In the 2011 football season, Virginia Tech pounded every opponent in the Atlantic Coast Conference. Every opponent except Clemson, that is.
The Hokies had a 7-1 record in conference play, better than every team in the ACC, even better than Clemson’s 6-2 mark.
But for some reason, the Tigers had the Hokies’ number. And so did Clemson defensive end Andre Branch.
Branch absolutely abused Hokies left tackle Nick Becton in their regular-season meeting on Oct. 1 to the tune of single-game career highs of 11 tackles and four sacks.
“I’m just blessed,” said Branch, reflecting on that game back at the NFL Combine in February. “I can’t tell you there was one thing I could pinpoint.
“Mostly it was just I felt like I was better than the left tackle, and I felt like that throughout the whole season. But at the same time, they were down, so they had to pass more, so I had more opportunities.”
Branch was the teacher, Becton receiving a lesson. Clemson won the game handily, 23-3, and also beat Virginia Tech again in the ACC championship game for the right to advance to a BCS bowl game.
For such a dominating performance in the regular season against the Hokies, that game also caused some to question Branch’s body of work, however.
Why did his sacks seem to come in spurts?
“I feel like my sacks came in spurts in probably one game,” said Branch. “Other than the Virginia Tech game, I averaged a sack a game. Other than that, I’m just here to work hard, and my sacks will come. I’m a natural pass rusher, and they’ll come easily to me.”
Another black mark on Branch’s résumé, and every Clemson defensive player for that matter, was their Orange Bowl loss, a 70-33 shellacking at the hands of West Virginia.
Branch is generally regarded as a second-round talent in this year’s NFL Draft class, perhaps even as high as a late first-round selection. The same can be said of Branch’s teammate, defensive lineman Brandon Thompson.
If Branch and Thompson are so talented, how did Clemson manage to give up a staggering 70 points to the Mountaineers?
“The West Virginia game I’d like to erase,” said Branch. “But at the same time, it is what it is. You can’t single anybody out or point any fingers. We just lost.”

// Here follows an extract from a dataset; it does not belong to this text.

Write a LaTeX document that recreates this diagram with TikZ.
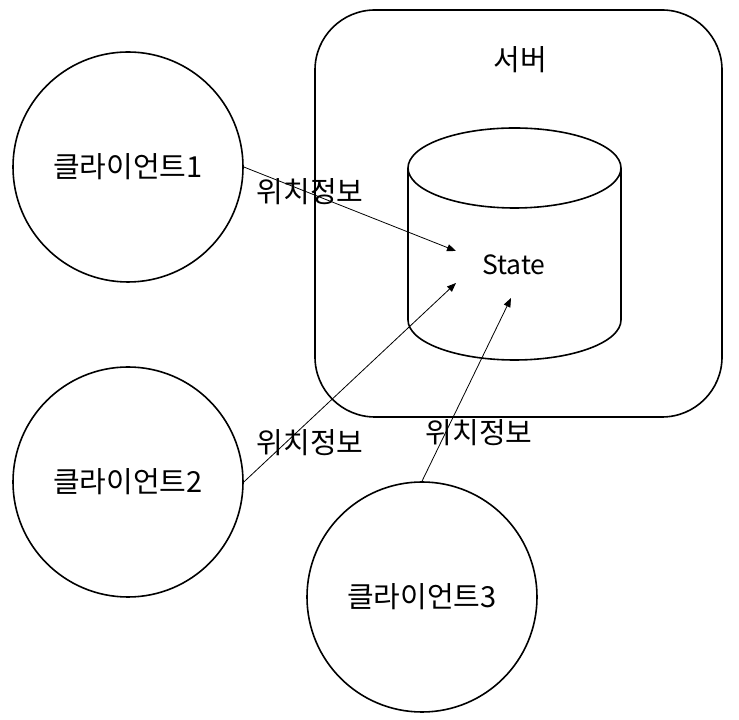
\documentclass[tikz,border=0pt]{standalone}
\usepackage{fontspec}
\setmainfont{Noto Sans CJK KR}
\usetikzlibrary{arrows.meta}
\begin{document}
\begin{tikzpicture}[x=1pt,y=1pt,
  client/.style={circle,draw,line width=1.6pt,minimum size=230pt,inner sep=0pt,font=\fontsize{29}{32}\selectfont},
  lbl/.style={font=\fontsize{29}{32}\selectfont,inner sep=0pt},
  conn/.style={line width=0.8pt,-{Triangle[length=9pt,width=7pt]}}]
\useasboundingbox (0,0) rectangle (739,720);
\node[client] (c1) at (128,553) {클라이언트1};
\node[client] (c2) at (128,238) {클라이언트2};
\node[client] (c3) at (422,123) {클라이언트3};
\draw[line width=1.6pt,rounded corners=60pt] (315,303) rectangle (722,710);
\node[lbl] (srv) at (520,660) {서버};
% cylinder
\draw[line width=1.6pt] (408,552) -- (408,400) arc[start angle=180,end angle=360,x radius=106.5,y radius=40] -- (621,552);
\draw[line width=1.6pt] (514.5,552) ellipse[x radius=106.5,y radius=40];
\node[lbl,font=\fontsize{26.5}{30}\selectfont] (st) at (514,455) {State};
\coordinate (t1) at (456,469);
\coordinate (t2) at (456,437);
\coordinate (t3) at (511,422);
\draw[conn] (c1.east) -- (t1);
\draw[conn] (c2.east) -- (t2);
\draw[conn] (c3.north) -- (t3);
\node[lbl] (l1) at (310,528) {위치정보};
\node[lbl] (l2) at (310,277) {위치정보};
\node[lbl] (l3) at (479,287) {위치정보};
\end{tikzpicture}
\end{document}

Regardless of the criticisms, the raw skills are there.
After measuring in at 6-4 and 259 lbs. at the Combine, Branch impressed by running a 4.70 40-yard dash and leaping 120 inches in the broad jump, both among the top five performances by defensive linemen.
If Branch were to be drafted by the Green Bay Packers, or any team running a 3-4 defensive system, he’d very likely make the transition to outside linebacker. And that’s always an issue, projecting college defensive ends to professional outside linebackers.
But it’s also a conversion Branch thinks he can make with ease.
Though he played primarily from a three-point stance at Clemson, Branch did have occasional opportunities to play from a stand-up position and drop into coverage, something he’d have to do more frequently as a linebacker.
“A lot of teams want to know, can I play linebacker or am I just strictly a rush defensive end?” said Branch. “Most of the time, my answer is gonna be yes, I can play linebacker. It shows on film that I can. I’m ready to do whatever.”
Perhaps Branch’s biggest asset is his ability to make those around him better, and vice versa.
In 2010, he was teammates with defensive end Da’Quan Bowers who was selected in the first round by the Tampa Bay Buccaneers a year ago.
Bowers had 67 tackles, 26 for a loss and 15.5 sacks in 2010, and it can be argued whether the presence of Branch helped free up Bowers to make so many big plays.
To a lesser extent, the same reasoning could be applied to Branch’s impact in 2011 on Thompson who had 47 tackles, eight for a loss and three sacks this past season.
“Him being double teamed, it singled me up,” said Branch. “If I got double teamed then he got singled up. Things like that is how we worked off each other.”
That’s exactly what the Packers could use.
After finishing near the bottom of the NFL in sack efficiency in 2011, they could use someone to help take attention away from Clay Matthews and free up the defensive linemen to make some sacks of their own.
Whether they look Branch’s way for assistance will be determined in late April.